Multilingual Retrieval Tasks

Multilingual retrieval tasks involve searching, matching, and ranking documents or content across multiple languages. These tasks are fundamental to building AI systems that serve global audiences, where queries and documents may be in different languages or a mix of languages. Effective multilingual retrieval requires embedding models capable of representing text in diverse languages within a shared semantic space, enabling meaningful comparisons across language boundaries.

Technical Requirements

Multilingual retrieval systems must handle several technical challenges. Documents and queries need to be converted into numerical representations (embeddings) that preserve semantic meaning across languages. This requires embedding models trained on multilingual corpora that can map different language expressions of the same concept to similar vector representations. The model’s ability to understand cultural and linguistic nuances while maintaining cross-lingual alignment directly affects retrieval accuracy.

Applications

Common applications include cross-lingual document search, multilingual question-answering systems, and content recommendation across language communities. E-commerce platforms, news aggregators, and knowledge bases frequently implement multilingual retrieval to serve users in different linguistic regions.
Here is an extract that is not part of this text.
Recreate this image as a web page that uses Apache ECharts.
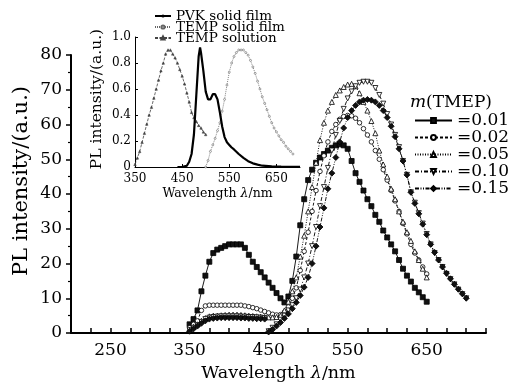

Machine translation systems also rely on multilingual embeddings to identify semantically equivalent content across languages.

Performance Considerations

The effectiveness of multilingual retrieval systems varies depending on language pairs involved, the availability of training data for specific languages, and the model’s architecture. Less-resourced languages typically show lower performance compared to high-resource languages like English or Mandarin Chinese. Continuous evaluation across diverse language combinations remains important for assessing real-world system performance.